Las primeras horas consolidaron la cronología mínima: última visión en el casco urbano la madrugada del día 9 y, a partir de ahí, silencio digital. La Guardia Civil abrió diligencias y rastreó los itinerarios probables, sin indicios firmes de que hubiese abandonado Oliva por sus propios medios. A medida que pasaban los días, se activaron búsquedas ciudadanas y se revisaron cunetas, cauces y sendas de la periferia.
Cincuenta y tres días después, el 2 de octubre de 2025, una senderista localizó restos humanos calcinados en la montaña de La Creu, una ladera pinácea pegada al casco urbano y de acceso difícil. Junto al cuerpo aparecieron restos textiles y una mochila; la localización quedaba a unos 500 metros del punto donde vecinos situaban por última vez a Beatriz. La Guardia Civil trasladó los restos al Instituto de Medicina Legal de València para su identificación.
El paraje de La Creu había sufrido un incendio forestal el 4 de septiembre, un mes después de la desaparición. Ese fuego —según fuentes citadas en la cobertura local— se relacionó con un conflicto vecinal ajeno al caso, y no con un intento de borrar pruebas. El estado de calcinación explicaría la dificultad inicial para fijar sexo, identidad y causa médico-legal en el mismo lugar del hallazgo.
El caso saltó a los medios autonómicos y nacionales: la Guardia Civil confirmó la investigación en curso por la aparición del cadáver y barajó un abanico de hipótesis que iba desde una muerte accidental (caída y posterior afección por el incendio) hasta la intervención de terceros. La confirmación definitiva de identidad quedó supeditada a pruebas odontológicas y de ADN.

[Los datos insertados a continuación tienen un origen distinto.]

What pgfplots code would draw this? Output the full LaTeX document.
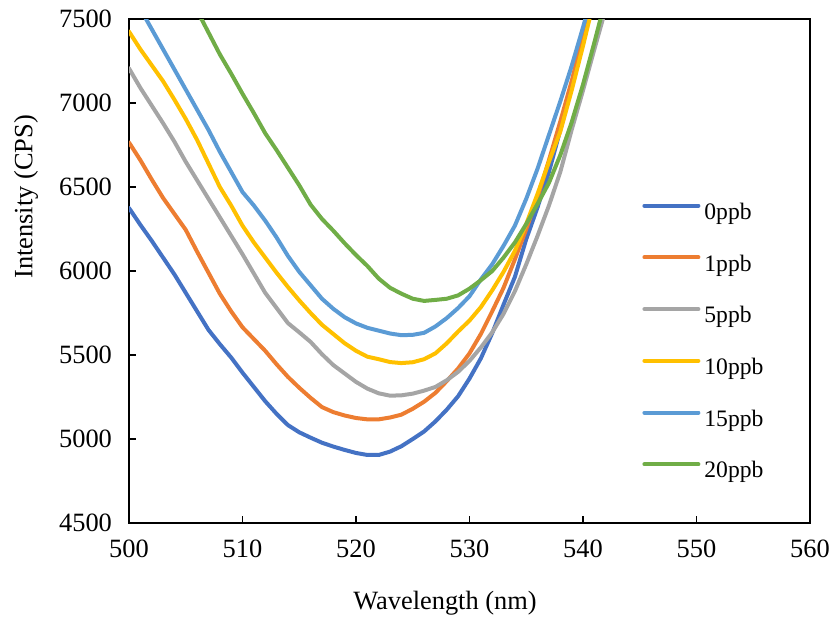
\documentclass[border=0pt]{standalone}
\usepackage{fontspec}
\setmainfont{Liberation Serif}
\usepackage{pgfplots}
\pgfplotsset{compat=1.18}
\definecolor{cA}{HTML}{4472C4}
\definecolor{cB}{HTML}{ED7D31}
\definecolor{cC}{HTML}{A5A5A5}
\definecolor{cD}{HTML}{FFC000}
\definecolor{cE}{HTML}{5B9BD5}
\definecolor{cF}{HTML}{70AD47}
\begin{document}
\begin{tikzpicture}
\begin{axis}[
  name=ax, scale only axis, width=340.5pt, height=252pt,
  xmin=500, xmax=560, ymin=4500, ymax=7500,
  xtick={500,510,...,560}, ytick={4500,5000,...,7500},
  tick align=inside, tick pos=left, major tick length=3.5pt,
  axis line style={line width=1pt},
  every tick/.style={black, line width=0.8pt},
  tick label style={font=\fontsize{13.2}{15}\selectfont},
  /pgf/number format/assume math mode=true,
  /pgf/number format/1000 sep={},
  yticklabel style={xshift=-5pt},
  xticklabel style={yshift=-5pt},
  xlabel={Wavelength (nm)}, ylabel={Intensity (CPS)},
  label style={font=\fontsize{13.2}{15}\selectfont},
  xlabel style={at={(axis description cs:0.464,-0.1587)}, anchor=center},
  ylabel style={at={(axis description cs:-0.1513,0.647)}, anchor=center},
  legend style={draw=none, fill=none, at={(axis description cs:0.7533,0.639)}, anchor=north west,
    inner sep=0pt, row sep=13.85pt, column sep=2pt, font=\fontsize{11.8}{14}\selectfont,
    nodes={inner sep=0pt, text height=9pt, text depth=3pt}},
  legend cell align=left,
  legend image code/.code={\draw[#1, line width=2pt] (0pt,3.8pt) -- (27pt,3.8pt);},
  every axis plot/.append style={line width=2pt, line cap=round, line join=round},
]
\addplot[cA] coordinates {
(500,6375)(501,6275)(502,6180)(503,6080)(504,5980)(505,5870)(506,5760)(507,5650)(508,5565)(509,5485)
(510,5395)(511,5310)(512,5225)(513,5150)(514,5083)(515,5040)(516,5008)(517,4978)(518,4955)(519,4935)
(520,4917)(521,4905)(522,4905)(523,4925)(524,4957)(525,5000)(526,5045)(527,5105)(528,5175)(529,5255)
(530,5360)(531,5480)(532,5630)(533,5800)(534,5965)(535,6190)(536,6380)(537,6590)(538,6840)(539,7100)
(540,7370)(541,7640)};
\addlegendentry{0ppb}
\addplot[cB] coordinates {
(500,6765)(501,6660)(502,6545)(503,6435)(504,6340)(505,6245)(506,6115)(507,5990)(508,5865)(509,5760)
(510,5665)(511,5595)(512,5525)(513,5445)(514,5370)(515,5305)(516,5245)(517,5190)(518,5160)(519,5140)
(520,5125)(521,5117)(522,5117)(523,5128)(524,5145)(525,5180)(526,5222)(527,5275)(528,5345)(529,5420)
(530,5510)(531,5625)(532,5760)(533,5900)(534,6070)(535,6250)(536,6440)(537,6660)(538,6890)(539,7130)
(540,7400)(541,7660)};
\addlegendentry{1ppb}
\addplot[cC] coordinates {
(500,7206)(501,7090)(502,6985)(503,6880)(504,6770)(505,6650)(506,6540)(507,6430)(508,6320)(509,6210)
(510,6100)(511,5985)(512,5870)(513,5780)(514,5690)(515,5635)(516,5578)(517,5505)(518,5440)(519,5390)
(520,5340)(521,5300)(522,5272)(523,5258)(524,5260)(525,5270)(526,5288)(527,5310)(528,5350)(529,5400)
(530,5465)(531,5545)(532,5635)(533,5745)(534,5880)(535,6040)(536,6210)(537,6390)(538,6590)(539,6840)
(540,7075)(541,7320)(542,7560)};
\addlegendentry{5ppb}
\addplot[cD] coordinates {
(500,7425)(501,7320)(502,7225)(503,7130)(504,7020)(505,6905)(506,6780)(507,6640)(508,6500)(509,6390)
(510,6270)(511,6170)(512,6080)(513,5990)(514,5905)(515,5825)(516,5750)(517,5680)(518,5625)(519,5570)
(520,5525)(521,5490)(522,5475)(523,5458)(524,5452)(525,5457)(526,5475)(527,5510)(528,5570)(529,5640)
(530,5705)(531,5785)(532,5885)(533,5995)(534,6120)(535,6280)(536,6460)(537,6650)(538,6830)(539,7075)
(540,7340)(541,7620)};
\addlegendentry{10ppb}
\addplot[cE] coordinates {
(500,7680)(501,7560)(502,7440)(503,7320)(504,7200)(505,7080)(506,6960)(507,6840)(508,6710)(509,6590)
(510,6470)(511,6390)(512,6300)(513,6200)(514,6090)(515,5995)(516,5915)(517,5835)(518,5775)(519,5725)
(520,5688)(521,5662)(522,5645)(523,5628)(524,5618)(525,5620)(526,5632)(527,5670)(528,5720)(529,5780)
(530,5850)(531,5950)(532,6040)(533,6150)(534,6270)(535,6430)(536,6610)(537,6810)(538,7010)(539,7220)
(540,7450)(541,7690)};
\addlegendentry{15ppb}
\addplot[cF] coordinates {
(500,8340)(502,8080)(504,7820)(505,7680)(506,7550)(507,7420)(508,7290)(509,7175)
(510,7055)(511,6940)(512,6820)(513,6720)(514,6615)(515,6510)(516,6395)(517,6310)(518,6240)(519,6165)
(520,6095)(521,6030)(522,5955)(523,5900)(524,5865)(525,5835)(526,5822)(527,5828)(528,5835)(529,5855)
(530,5895)(531,5945)(532,6000)(533,6080)(534,6170)(535,6280)(536,6400)(537,6525)(538,6690)(539,6885)
(540,7110)(541,7360)(542,7620)};
\addlegendentry{20ppb}
\end{axis}
\pgfresetboundingbox
\path[use as bounding box] ([xshift=-64.5pt,yshift=-46.5pt]ax.south west) rectangle ([xshift=10pt,yshift=9.5pt]ax.north east);
\end{tikzpicture}
\end{document}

En los días posteriores, se reforzó el trabajo de Policía Judicial en la ladera: subida a pie con material forense, registro por cuadrículas y recogida de indicios en una zona ya alterada por el calor y las labores de extinción. Esa complejidad forense —calor extremo, ceniza, material biológico degradado— condicionó la lectura de la escena y la velocidad de las conclusiones.
El hallazgo reactivó la cronología pública de la investigación: última madrugada conocida (9 de agosto), incendio (4 de septiembre) y descubrimiento de restos (2 de octubre). Ese eje temporal fue clave para depurar lecturas erróneas en redes y centrarse en pruebas de laboratorio, cámaras y testificales verificables.
El impacto en Oliva fue inmediato. Colectivos vecinales y amistades que llevaban semanas buscando a Beatriz recondujeron sus esfuerzos a acompañar a la familia y a pedir prudencia: “sin peritajes no hay verdad”. La cobertura de medios locales insistió en evitar el morbo, subrayando la función de las confirmaciones oficiales para no herir más a los suyos.
Mientras la Guardia Civil completaba los análisis, la línea oficial mantuvo abiertas todas las posibilidades. La orografía de La Creu —terreno pedregoso, taludes, sendas estrechas— y el incendio posterior complicaron cualquier inferencia simple. Lo responsable, insistieron fuentes de la investigación, era dejar hablar a la ciencia antes que a las conjeturas.
Beatriz tenía 29 años. Un sábado cualquiera, un paseo corto y un monte que, por semanas, sólo devolvió preguntas. Su historia quedó tatuada en Oliva como advertencia y memoria: el final de un trayecto cotidiano puede esconder una tragedia compleja, y la única brújula fiable son los hechos contrastados.